DIRECTIONS —
Copy out the listing that follows, exact in every word, and skip the images.

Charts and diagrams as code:

>>>>>

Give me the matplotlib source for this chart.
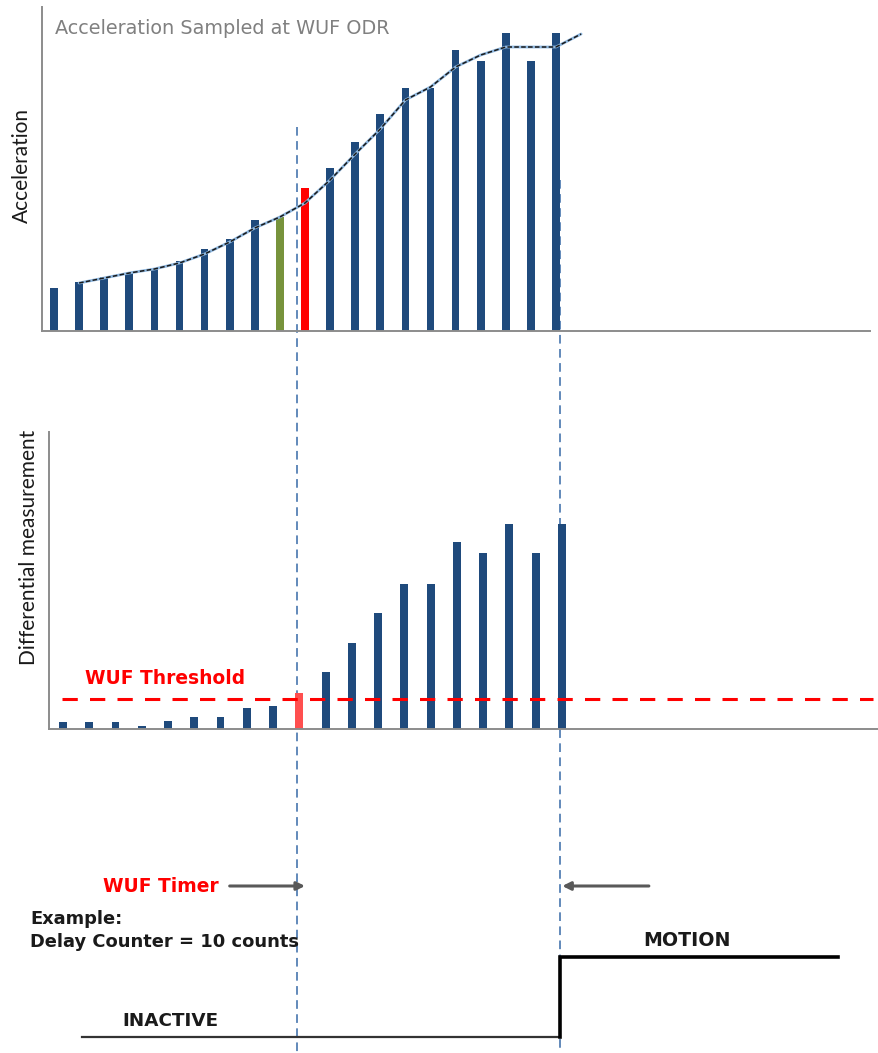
import matplotlib
matplotlib.use('Agg')
import matplotlib.pyplot as plt

# sampled acceleration (21 samples at the WUF ODR)
samples = list(range(21))
accel = [43, 49, 54, 58, 62, 70, 82, 92, 111, 114, 143, 163, 189, 217, 243, 243, 281, 270, 298, 270, 298]
trend_x = list(range(1, 22))
trend = [48, 53, 58, 62, 68, 77, 89, 103, 114, 128, 151, 177, 202, 231, 244, 264, 276, 284, 284, 284, 297]

# differential measurement (20 values)
diff_samples = list(range(20))
diff = [7, 7, 7, 3, 8, 12, 12, 21, 23, 36, 57, 86, 116, 145, 145, 187, 176, 205, 176, 205]
threshold = 30

last_quiet = 9      # green sample
trigger = 10        # first sample over threshold (top panel)
diff_trigger = 9    # same sample in the differential panel

# timeline in sample units (same scale as the top panel)
wuf_line = 9.68
motion_line = 20.16
state_t = [1.12, 20.16, 20.16, 31.24]
state_level = [0, 0, 1, 1]
timer_arrow_left = [7.0, 10.0]
timer_arrow_right = [23.7, 20.25]

BLUE = '#1f4a7c'
GREEN = '#77933c'
RED = '#ff0000'
SPINE = '#8c8c8c'
GUIDE = '#5580b4'
TXT = '#1a1a1a'

W, H = 879, 1053
fig = plt.figure(figsize=(W / 100, H / 100), dpi=100)

# overlay for guides and labels: x in samples, y in pixels from the top
ov = fig.add_axes([0, 0, 1, 1])
ov.set_xlim(-54 / 25.1, (W - 54) / 25.1)
ov.set_ylim(H, 0)
ov.axis('off')


def panel(rect, x0, step, right, top):
	ax = fig.add_axes(rect)
	ax.patch.set_visible(False)
	ax.set_xlim(-x0 / step, right)
	ax.set_ylim(0, top)
	for s in ['top', 'right']:
		ax.spines[s].set_visible(False)
	for s in ['left', 'bottom']:
		ax.spines[s].set_color(SPINE)
		ax.spines[s].set_linewidth(1.4)
	ax.set_xticks([])
	ax.set_yticks([])
	return ax


# top panel
ax1 = panel([42 / W, (H - 331) / H, (870 - 42) / W, 324 / H], 12, 25.1, (870 - 54) / 25.1, 324)
colors = [BLUE] * len(samples)
colors[last_quiet] = GREEN
colors[trigger] = RED
ax1.bar(samples, accel, width=0.31, color=colors, zorder=2)
ax1.plot(trend_x, trend, color='#8fb8e0', lw=2.0, zorder=3, solid_capstyle='round')
ax1.plot(trend_x, trend, color='#1a1a1a', lw=1.1, dashes=(3, 1.5), zorder=4)
ax1.set_ylabel('Acceleration', family='Lato', fontsize=15, color=TXT)
ax1.yaxis.set_label_coords(-0.012, 0.512)

# middle panel
ax2 = panel([49 / W, (H - 729) / H, (W - 49) / W, (729 - 432) / H], 14, 26.26, (W - 63) / 26.26, 297)
colors2 = [BLUE] * len(diff_samples)
colors2[diff_trigger] = '#ff4f4f'
ax2.bar(diff_samples, diff, width=0.3, color=colors2, zorder=2)
ax2.plot([-0.04, 30.85], [threshold, threshold], color=RED, lw=2.2, dashes=(5, 4), zorder=3)
ax2.set_ylabel('Differential measurement', family='Lato', fontsize=15, color=TXT)
ax2.yaxis.set_label_coords(-0.012, 0.613)

# vertical guides
ov.vlines(wuf_line, 127, H, color=GUIDE, lw=1.3, linestyles=(0, (4.8, 3)))
ov.vlines(motion_line, 180, H, color=GUIDE, lw=1.3, linestyles=(0, (4.8, 3)))

# state output
ov.plot(state_t[:2], [1037, 1037], color='#333333', lw=1.6)
ov.plot(state_t[1:], [1037 - 80 * v for v in state_level[1:]], color='black', lw=2.6,
	solid_joinstyle='miter')

# timer arrows
for a in (timer_arrow_left, timer_arrow_right):
	ov.annotate('', xy=(a[1], 886), xytext=(a[0], 886),
		    arrowprops=dict(arrowstyle='-|>', color='#595959', lw=2.2,
				    mutation_scale=12, shrinkA=0, shrinkB=0))

# texts
def px(x):
	return (x - 54) / 25.1

ov.text(px(55), 29, 'Acceleration Sampled at WUF ODR', color='#808080', fontsize=13.9,
	va='center', ha='left')
ov.text(px(85), 679, 'WUF Threshold', color=RED, fontsize=13.4, weight='bold', va='center')
ov.text(px(103), 886, 'WUF Timer', color=RED, fontsize=13.4, weight='bold', va='center')
ov.text(px(30), 919, 'Example:', color=TXT, fontsize=12.9, weight='bold', va='center')
ov.text(px(30), 942, 'Delay Counter = 10 counts', color=TXT, fontsize=12.9, weight='bold', va='center')
ov.text(px(643), 940, 'MOTION', color=TXT, fontsize=13.7, weight='bold', va='center')
ov.text(px(122), 1021, 'INACTIVE', color=TXT, fontsize=13.2, weight='bold', va='center')

fig.savefig('out.png', dpi=100)
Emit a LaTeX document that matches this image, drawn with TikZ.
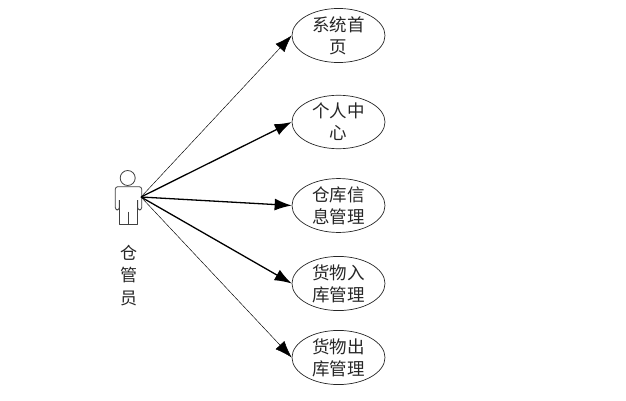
\documentclass[tikz,border=0pt]{standalone}
\usepackage{fontspec}
\setmainfont{Noto Sans CJK SC}
\usetikzlibrary{shapes.geometric,arrows.meta}
\tikzset{
  usecase/.style={draw=black!85,ellipse,line width=0.7pt,inner sep=0pt,minimum width=93pt,
    align=center,font=\fontsize{17.5}{22}\selectfont,text=black!85},
  thinlink/.style={line width=0.45pt,-{Latex[length=17pt,width=12pt]}},
  thicklink/.style={line width=1.3pt,-{Latex[length=17pt,width=12pt]}},
  actorline/.style={draw=black!75,line width=0.8pt,line join=round}
}
\begin{document}
\begin{tikzpicture}[x=1pt,y=-1pt]
\useasboundingbox (0,0) rectangle (626,401);
\node[usecase,minimum height=53pt] (a) at (338.5,35.5) {系统首\\页};
\node[usecase,minimum height=48pt] (b) at (338.5,122) {个人中\\心};
\node[usecase,minimum height=47pt] (c) at (338.5,205.5) {仓库信\\息管理};
\node[usecase,minimum height=53pt] (d) at (338.5,283.5) {货物入\\库管理};
\node[usecase,minimum height=47pt] (e) at (338.5,357.5) {货物出\\库管理};
\node[circle,actorline,draw,minimum size=15pt,inner sep=0pt] (head) at (127.7,178) {};
\coordinate (hand) at (141,197);
\draw[actorline,rounded corners=2.5pt] (119.3,200) -- (119.3,210) -- (115.3,210) -- (115.3,186.7) -- (141.7,186.7) -- (141.7,210) -- (137.7,210) -- (137.7,200);
\draw[actorline] (119.3,200) -- (119.3,224) -- (137.7,224) -- (137.7,200);
\draw[actorline] (128.3,211.7) -- (128.3,224);
\node[align=center,inner sep=0pt,font=\fontsize{17}{22.5}\selectfont,text=black!85] (label) at (128.5,275.5) {仓\\管\\员};
\draw[thinlink] (hand) -- (a.west);
\draw[thicklink] (hand) -- (b.west);
\draw[thicklink] (hand) -- (c.west);
\draw[thicklink] (hand) -- (d.west);
\draw[thinlink] (hand) -- (e.west);
\end{tikzpicture}
\end{document}
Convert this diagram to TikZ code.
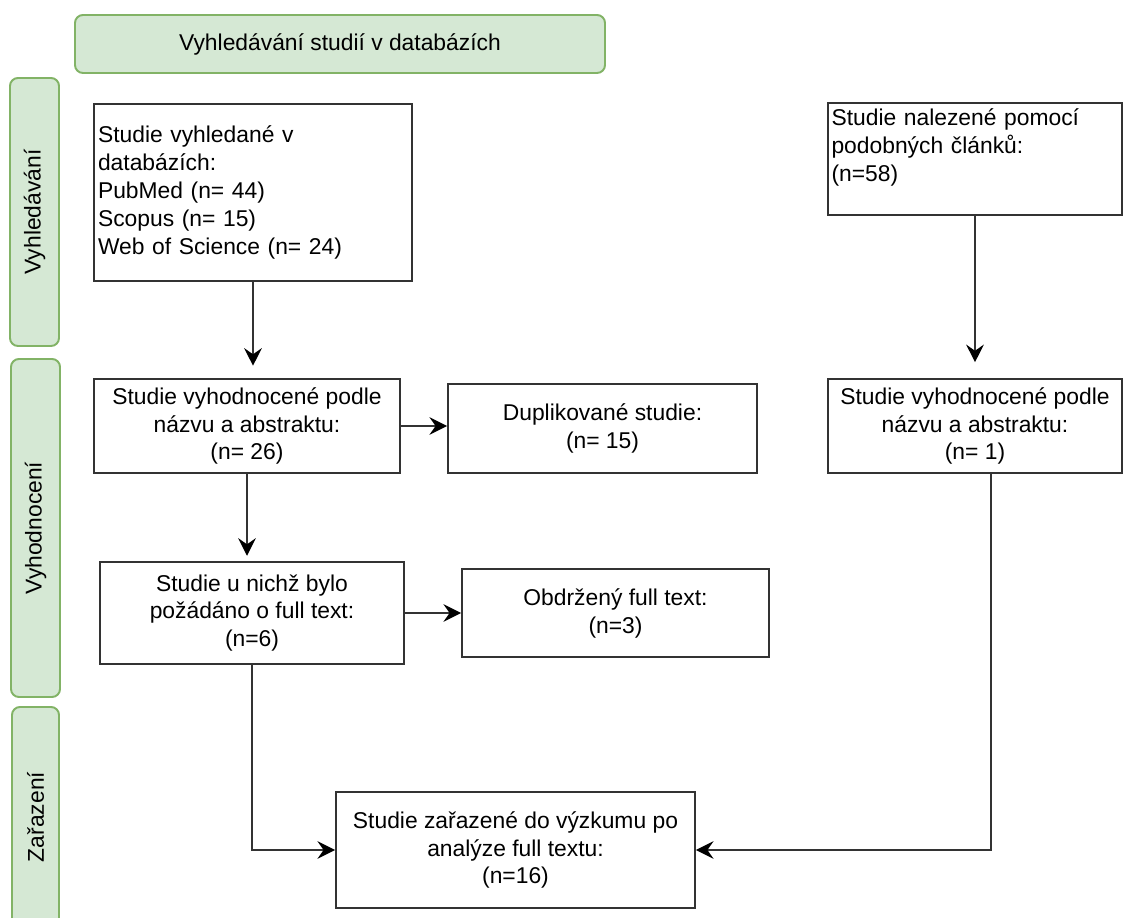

<<<<<

CORRECT RESPONSE —
Give me the matplotlib source for this chart.
import matplotlib
matplotlib.use('Agg')
import matplotlib.pyplot as plt

# sampled acceleration (21 samples at the WUF ODR)
samples = list(range(21))
accel = [43, 49, 54, 58, 62, 70, 82, 92, 111, 114, 143, 163, 189, 217, 243, 243, 281, 270, 298, 270, 298]
trend_x = list(range(1, 22))
trend = [48, 53, 58, 62, 68, 77, 89, 103, 114, 128, 151, 177, 202, 231, 244, 264, 276, 284, 284, 284, 297]

# differential measurement (20 values)
diff_samples = list(range(20))
diff = [7, 7, 7, 3, 8, 12, 12, 21, 23, 36, 57, 86, 116, 145, 145, 187, 176, 205, 176, 205]
threshold = 30

last_quiet = 9      # green sample
trigger = 10        # first sample over threshold (top panel)
diff_trigger = 9    # same sample in the differential panel

# timeline in sample units (same scale as the top panel)
wuf_line = 9.68
motion_line = 20.16
state_t = [1.12, 20.16, 20.16, 31.24]
state_level = [0, 0, 1, 1]
timer_arrow_left = [7.0, 10.0]
timer_arrow_right = [23.7, 20.25]

BLUE = '#1f4a7c'
GREEN = '#77933c'
RED = '#ff0000'
SPINE = '#8c8c8c'
GUIDE = '#5580b4'
TXT = '#1a1a1a'

W, H = 879, 1053
fig = plt.figure(figsize=(W / 100, H / 100), dpi=100)

# overlay for guides and labels: x in samples, y in pixels from the top
ov = fig.add_axes([0, 0, 1, 1])
ov.set_xlim(-54 / 25.1, (W - 54) / 25.1)
ov.set_ylim(H, 0)
ov.axis('off')


def panel(rect, x0, step, right, top):
	ax = fig.add_axes(rect)
	ax.patch.set_visible(False)
	ax.set_xlim(-x0 / step, right)
	ax.set_ylim(0, top)
	for s in ['top', 'right']:
		ax.spines[s].set_visible(False)
	for s in ['left', 'bottom']:
		ax.spines[s].set_color(SPINE)
		ax.spines[s].set_linewidth(1.4)
	ax.set_xticks([])
	ax.set_yticks([])
	return ax


# top panel
ax1 = panel([42 / W, (H - 331) / H, (870 - 42) / W, 324 / H], 12, 25.1, (870 - 54) / 25.1, 324)
colors = [BLUE] * len(samples)
colors[last_quiet] = GREEN
colors[trigger] = RED
ax1.bar(samples, accel, width=0.31, color=colors, zorder=2)
ax1.plot(trend_x, trend, color='#8fb8e0', lw=2.0, zorder=3, solid_capstyle='round')
ax1.plot(trend_x, trend, color='#1a1a1a', lw=1.1, dashes=(3, 1.5), zorder=4)
ax1.set_ylabel('Acceleration', family='Lato', fontsize=15, color=TXT)
ax1.yaxis.set_label_coords(-0.012, 0.512)

# middle panel
ax2 = panel([49 / W, (H - 729) / H, (W - 49) / W, (729 - 432) / H], 14, 26.26, (W - 63) / 26.26, 297)
colors2 = [BLUE] * len(diff_samples)
colors2[diff_trigger] = '#ff4f4f'
ax2.bar(diff_samples, diff, width=0.3, color=colors2, zorder=2)
ax2.plot([-0.04, 30.85], [threshold, threshold], color=RED, lw=2.2, dashes=(5, 4), zorder=3)
ax2.set_ylabel('Differential measurement', family='Lato', fontsize=15, color=TXT)
ax2.yaxis.set_label_coords(-0.012, 0.613)

# vertical guides
ov.vlines(wuf_line, 127, H, color=GUIDE, lw=1.3, linestyles=(0, (4.8, 3)))
ov.vlines(motion_line, 180, H, color=GUIDE, lw=1.3, linestyles=(0, (4.8, 3)))

# state output
ov.plot(state_t[:2], [1037, 1037], color='#333333', lw=1.6)
ov.plot(state_t[1:], [1037 - 80 * v for v in state_level[1:]], color='black', lw=2.6,
	solid_joinstyle='miter')

# timer arrows
for a in (timer_arrow_left, timer_arrow_right):
	ov.annotate('', xy=(a[1], 886), xytext=(a[0], 886),
		    arrowprops=dict(arrowstyle='-|>', color='#595959', lw=2.2,
				    mutation_scale=12, shrinkA=0, shrinkB=0))

# texts
def px(x):
	return (x - 54) / 25.1

ov.text(px(55), 29, 'Acceleration Sampled at WUF ODR', color='#808080', fontsize=13.9,
	va='center', ha='left')
ov.text(px(85), 679, 'WUF Threshold', color=RED, fontsize=13.4, weight='bold', va='center')
ov.text(px(103), 886, 'WUF Timer', color=RED, fontsize=13.4, weight='bold', va='center')
ov.text(px(30), 919, 'Example:', color=TXT, fontsize=12.9, weight='bold', va='center')
ov.text(px(30), 942, 'Delay Counter = 10 counts', color=TXT, fontsize=12.9, weight='bold', va='center')
ov.text(px(643), 940, 'MOTION', color=TXT, fontsize=13.7, weight='bold', va='center')
ov.text(px(122), 1021, 'INACTIVE', color=TXT, fontsize=13.2, weight='bold', va='center')

fig.savefig('out.png', dpi=100)
Emit a LaTeX document that matches this image, drawn with TikZ.
\documentclass[tikz,border=0pt]{standalone}
\usepackage{fontspec}
\setmainfont{Noto Sans CJK SC}
\usetikzlibrary{shapes.geometric,arrows.meta}
\tikzset{
  usecase/.style={draw=black!85,ellipse,line width=0.7pt,inner sep=0pt,minimum width=93pt,
    align=center,font=\fontsize{17.5}{22}\selectfont,text=black!85},
  thinlink/.style={line width=0.45pt,-{Latex[length=17pt,width=12pt]}},
  thicklink/.style={line width=1.3pt,-{Latex[length=17pt,width=12pt]}},
  actorline/.style={draw=black!75,line width=0.8pt,line join=round}
}
\begin{document}
\begin{tikzpicture}[x=1pt,y=-1pt]
\useasboundingbox (0,0) rectangle (626,401);
\node[usecase,minimum height=53pt] (a) at (338.5,35.5) {系统首\\页};
\node[usecase,minimum height=48pt] (b) at (338.5,122) {个人中\\心};
\node[usecase,minimum height=47pt] (c) at (338.5,205.5) {仓库信\\息管理};
\node[usecase,minimum height=53pt] (d) at (338.5,283.5) {货物入\\库管理};
\node[usecase,minimum height=47pt] (e) at (338.5,357.5) {货物出\\库管理};
\node[circle,actorline,draw,minimum size=15pt,inner sep=0pt] (head) at (127.7,178) {};
\coordinate (hand) at (141,197);
\draw[actorline,rounded corners=2.5pt] (119.3,200) -- (119.3,210) -- (115.3,210) -- (115.3,186.7) -- (141.7,186.7) -- (141.7,210) -- (137.7,210) -- (137.7,200);
\draw[actorline] (119.3,200) -- (119.3,224) -- (137.7,224) -- (137.7,200);
\draw[actorline] (128.3,211.7) -- (128.3,224);
\node[align=center,inner sep=0pt,font=\fontsize{17}{22.5}\selectfont,text=black!85] (label) at (128.5,275.5) {仓\\管\\员};
\draw[thinlink] (hand) -- (a.west);
\draw[thicklink] (hand) -- (b.west);
\draw[thicklink] (hand) -- (c.west);
\draw[thicklink] (hand) -- (d.west);
\draw[thinlink] (hand) -- (e.west);
\end{tikzpicture}
\end{document}
Convert this diagram to TikZ code.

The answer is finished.